Unfortunately they never took my question. I assume it was just overlooked, as the question could have started an interesting discussion. Anyway, the article that I referenced, “Dead on Live“, was an article in which the staff at OXM fired up some old Xbox 360 games to see what their online communities were like. Many of the games, such as Stranglehold, were empty. For these games it is not surprising, as their online components were clearly afterthoughts without any real lasting appeal. They were probably populated for a month or two after the game launched, but since then everyone has lost interest.
The games that they covered in the article that interested me the most were the games that were entirely online focused: Enemy Territory Quake Wars and Unreal Tournament 3. Both of these games are extremely well designed and fun to play, but they are clearly games developed with the PC community in mind. Of course not everyone could afford a PC to run these games, so console versions made sense. But clearly these versions were not that popular with the console gaming crowd, and it is now extremely difficult to find matches online. However, both of these games are still alive and kicking over on the PC. I can fire up either game right now and have zero issue finding players. That is not to say that they are extremely popular, just that there are enough still playing on the PC side to always have a few servers full.
Now to me, it seems as if both the PC and Xbox 360 players would have benefited greatly from cross-platform support. The benefits are obvious. First, the 360 players would actually be able to play their game for a change. Instead of being a waste of $60, those games would still have value instead of being completely useless. Second, while the PC side does have a decent amount of players, more would never hurt. People looking at both ETQW and UT3 on the 360 today have zero incentive to buy them (assuming they are aware of the current state of their online communities). The chance for future sales of those games are understandably poor. If they had the player base cross-platform support would have given them, perhaps they would still be selling copies today.
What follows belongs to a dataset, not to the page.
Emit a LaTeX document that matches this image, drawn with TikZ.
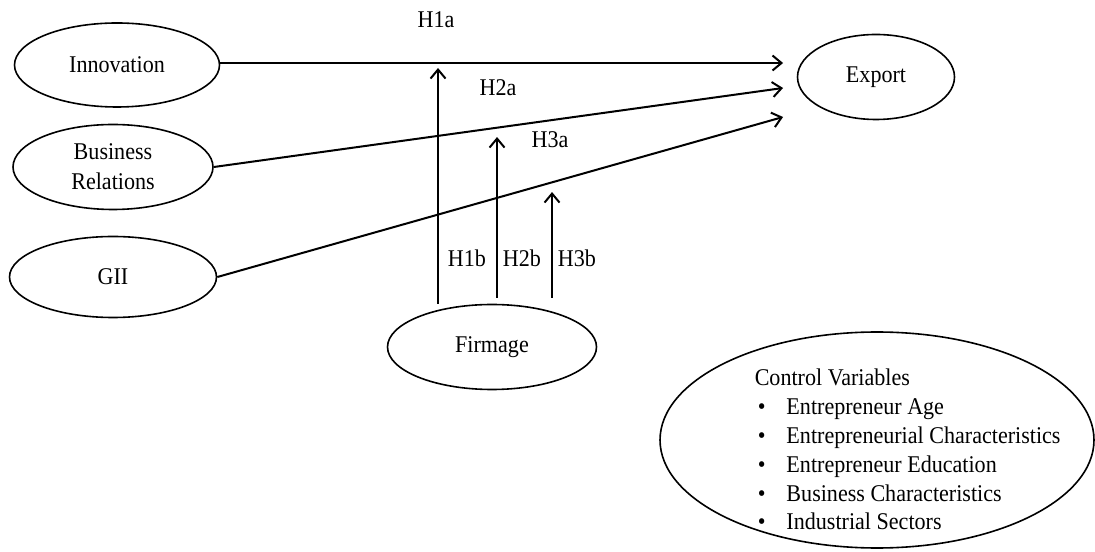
\documentclass[tikz,border=0pt]{standalone}
\usepackage{fontspec}
\setmainfont{Liberation Serif}[FakeStretch=0.92]
\usetikzlibrary{shapes.geometric,arrows.meta}

\tikzset{every picture/.style={line width=0.75pt}}
\tikzset{
  varell/.style={draw, ellipse, line width=0.8pt, inner sep=0pt, align=center, font=\fontsize{12}{15}\selectfont},
  hyplab/.style={inner sep=0.75pt, font=\fontsize{12}{13}\selectfont},
  patharr/.style={line width=1pt, -{Straight Barb[length=4.5pt,width=7.5pt,line width=1pt]}}
}

\begin{document}
\begin{tikzpicture}[x=0.75pt,y=0.75pt,yscale=-0.6667,xscale=0.6667]
	\useasboundingbox (0,0) rectangle (1095,552);
	
	%Shape: Ellipse [id:innov] 
	\node [varell, minimum width=102.5pt, minimum height=42pt] (innov) at (117,65) {Innovation};
	%Shape: Ellipse [id:busrel] 
	\node [varell, minimum width=100pt, minimum height=42.5pt] (busrel) at (113,167) {Business\\Relations};
	%Shape: Ellipse [id:gii] 
	\node [varell, minimum width=103.5pt, minimum height=40.5pt] (gii) at (113,277) {GII};
	%Shape: Ellipse [id:export] 
	\node [varell, minimum width=78.5pt, minimum height=42.5pt] (export) at (876,77) {Export};
	%Shape: Ellipse [id:firm] 
	\node [varell, minimum width=104.5pt, minimum height=42.5pt] (firm) at (492,347) {Firmage};
	%Shape: Ellipse [id:ctrl] 
	\node [varell, minimum width=217pt, minimum height=108pt] (ctrl) at (877,440) {};
	
	%Arrow heads [id:tips] 
	\coordinate (tipa) at (783,63);
	\coordinate (tipb) at (783,88);
	\coordinate (tipc) at (783,117);
	\coordinate (tipone) at (438,68);
	\coordinate (tiptwo) at (497,137);
	\coordinate (tipthree) at (552,192);
	
	%Straight Lines [id:direct] 
	\draw [patharr] (innov.east |- tipa) -- (tipa);
	\draw [patharr] (busrel.east) -- (tipb);
	\draw [patharr] (gii.east) -- (tipc);
	%Straight Lines [id:moderate] 
	\draw [patharr] (firm.north -| tipone) -- (tipone);
	\draw [patharr] (firm.north -| tiptwo) ++(0,-6) -- (tiptwo);
	\draw [patharr] (firm.north -| tipthree) ++(0,-6) -- (tipthree);
	
	% Text Node
	\node [hyplab] (hia) at (436,20) {H1a};
	% Text Node
	\node [hyplab] (hiia) at (498,88) {H2a};
	% Text Node
	\node [hyplab] (hiiia) at (550,140) {H3a};
	% Text Node
	\node [hyplab] (hib) at (467,258) {H1b};
	% Text Node
	\node [hyplab] (hiib) at (522,258) {H2b};
	% Text Node
	\node [hyplab] (hiiib) at (577,258) {H3b};
	% Text Node
	\node [anchor=north west, inner sep=0pt, font=\fontsize{12}{14.4}\selectfont] (ctrltext) at (754,365) {%
		\renewcommand{\arraystretch}{1.0}%
		\begin{tabular}{@{\hspace{1.5pt}}l@{\hspace{10.5pt}}l@{}}
			\multicolumn{2}{@{}l@{}}{Control Variables}\\
			\textbullet & Entrepreneur Age\\
			\textbullet & Entrepreneurial Characteristics\\
			\textbullet & Entrepreneur Education\\
			\textbullet & Business Characteristics\\
			\textbullet & Industrial Sectors
		\end{tabular}};
	
\end{tikzpicture}
\end{document}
So, why don’t more developers add this feature to their games? Well, I think one of the reason has already been stated clearly by the Timegate Studios guys. They simply feel that they can afford having two separate player bases. I was actually surprised to hear them say that, it was as if they were totally unaware how much of a niche game Section 8 was. A science fiction online team based shooter with jetpacks and deployable objects. That sounds a lot like Starsiege Tribes to me, and you don’t see many people play that today. So reason one is that they don’t feel that the cost is justified in terms of getting a unified player base, no matter how wrong they often end up being in the end.
The second reason I find more legitimate. It has not been explicitly said by anyone, but it makes sense that balance issues would be a big concern. Some games have done a great job of balancing the two platforms. Shadowrun is a perfect example. The way the weapons and abilities are deigned (with a cone of fire for all the weapons that expands when moving and shooting), negates the extra precision that a mouse provides. Shadowrun is one of those games where tactics and teamwork matter just as much, if not more, then your ability to hold a targeting reticule over an opponent and hold down the fire button. I have played Shadowrun for a few years now, and I feel just as comfortable on a gamepad as I do with a keyboard and mouse.
So there are ways to design games in such as way as to keep them balanced, but it is true that there are some games where no matter what you do, keyboard and mouse will always be superior. Unreal Tournament 3 is a great example of this. In UT3, your most important assets are fast reflexes and pinpoint accuracy. I make no claim that this game could be balanced in such a way as to provide a level playing field between the two platforms. So the question then becomes: would you rather have no one to play with at all, or play with PC players at a bit of a disadvantage? For me, the answer to that question is obvious: I would rather be owned then play alone.
Now, what if the game supports cross-platform play, but there is enough of a player base there to support both communities individually. Obviously there would be Xbox 360 players who would not want to play with PC players if they didn’t have to. The solution here is simple, just add a toggle option to the matchmaking menu that either returns cross-platform enabled matches or platform exclusive ones. That way you have the option to play with those on the other platform if necessary, but are not required to if you don’t want to.
I think with that type of setup, everyone would win. Sure, there is the added development cost of supporting such features, and some games clearly don’t have to worry about player bases (Halo and Call of Duty for example). However, I would strongly suggest that every other developer out there seriously consider their audience for their game, how important multiplayer is for it, and if they can justify adding the feature.